Sound will certainly exit the room through the opening and some will come back through it, after reflection around the space on the other side of the opening. What you have, though, is a coupled space and the results of that are unpredictable. The sound that re-enters the room through the opening is going to have some of the acoustic "signature" of the other space.

There are some plusses to be had. For a start you not only weaken the basic front/back axial mode for your room but you gain another mode based on the length of the distance between your front wall and the wall opposite it in the other space. The modal response of a room smoothes out as the number of modes per octave increases and gaining another mode, especially a lower one than your room would otherwise have, results in the "modal density" increasing faster than it would if you didn't have the opening which is beneficial, as is weakening one of the room's natural strong modes.

On the other hand I've heard of coupling spaces causing suckouts and simply causing bass response to start rolling off at around 100 Hz in one case. If the "sound" of the space behind is particularly different in character from the "sound" of your room—say if one space has a relatively normal or even "warm" character and the other sounds "hard" or "bright", the difference in tonality of the sound re-entering your room from behind might be disturbing.

I don't know any way of predicting whether the coupled space will work for good or bad. I've got 2 openings in my room, but my room is L-shaped, the right wall is the wall with the bend in it, and one of those openings is in each of the two "right" walls. One is into a hallway and the other into a large open plan area that the hallway enters so I'd hate to try and figure out what's going on in my room but it doesn't seem to create any major problems for me. On the other hand, a former dealer (now retired) who I know had a showroom with coupled spaces and he was never satisfied with the bass response of speakers in that room.

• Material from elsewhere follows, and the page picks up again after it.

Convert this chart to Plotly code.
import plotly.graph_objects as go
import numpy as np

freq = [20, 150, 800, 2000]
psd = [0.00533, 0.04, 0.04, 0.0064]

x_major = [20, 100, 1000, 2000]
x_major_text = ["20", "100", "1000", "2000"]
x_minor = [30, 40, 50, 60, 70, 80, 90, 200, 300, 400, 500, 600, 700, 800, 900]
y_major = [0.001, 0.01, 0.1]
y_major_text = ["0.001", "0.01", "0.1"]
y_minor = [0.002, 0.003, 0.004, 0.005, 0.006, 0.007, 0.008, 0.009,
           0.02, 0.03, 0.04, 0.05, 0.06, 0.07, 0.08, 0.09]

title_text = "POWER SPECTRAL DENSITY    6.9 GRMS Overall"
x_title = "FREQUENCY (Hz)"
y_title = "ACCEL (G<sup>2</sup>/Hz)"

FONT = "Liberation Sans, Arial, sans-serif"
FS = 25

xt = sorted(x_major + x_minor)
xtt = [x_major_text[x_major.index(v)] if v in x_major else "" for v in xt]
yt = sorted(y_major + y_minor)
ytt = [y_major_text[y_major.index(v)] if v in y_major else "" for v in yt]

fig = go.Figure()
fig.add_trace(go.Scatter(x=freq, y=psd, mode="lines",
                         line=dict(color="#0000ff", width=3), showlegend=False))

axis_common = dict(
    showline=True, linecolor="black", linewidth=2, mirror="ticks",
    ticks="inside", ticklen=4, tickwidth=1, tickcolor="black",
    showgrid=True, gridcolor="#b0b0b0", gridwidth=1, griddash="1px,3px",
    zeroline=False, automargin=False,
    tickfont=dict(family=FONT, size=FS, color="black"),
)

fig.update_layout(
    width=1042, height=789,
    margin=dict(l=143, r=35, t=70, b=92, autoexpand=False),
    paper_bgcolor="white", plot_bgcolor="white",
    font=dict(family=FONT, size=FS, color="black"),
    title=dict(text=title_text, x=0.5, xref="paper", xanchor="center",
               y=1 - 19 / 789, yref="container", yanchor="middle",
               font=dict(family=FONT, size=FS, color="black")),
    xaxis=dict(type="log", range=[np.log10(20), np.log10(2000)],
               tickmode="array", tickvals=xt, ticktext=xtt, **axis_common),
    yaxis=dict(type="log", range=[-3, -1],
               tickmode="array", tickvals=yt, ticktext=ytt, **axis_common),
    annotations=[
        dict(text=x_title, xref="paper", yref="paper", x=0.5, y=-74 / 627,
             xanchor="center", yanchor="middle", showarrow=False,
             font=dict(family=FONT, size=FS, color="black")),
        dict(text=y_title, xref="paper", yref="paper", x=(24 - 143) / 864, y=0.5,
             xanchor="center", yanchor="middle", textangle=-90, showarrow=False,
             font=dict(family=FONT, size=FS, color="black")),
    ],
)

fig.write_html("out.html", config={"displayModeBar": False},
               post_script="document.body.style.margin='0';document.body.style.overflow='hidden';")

Measurements showed it simply started rolling off from 100 Hz or so on down.

Basically all I think you can do is try but if there's a big tonal shift going on behind you with a difference in character of the sound coming from the rear sides of the room and that from the opening behind you, you may want to try either using absorption rather than diffusion behind you so that the sound coming from the coupled space dominates and weakens the difference in character, or place some sort of absorbing panels as a screen across the area behind you in order to weaken the sound re-entering the room, weakening the difference in the other way.

If you want to actually get genuine absorption including at bass frequencies then what you need is an opening to outside the house, to open space, so the sound exits and doesn't return.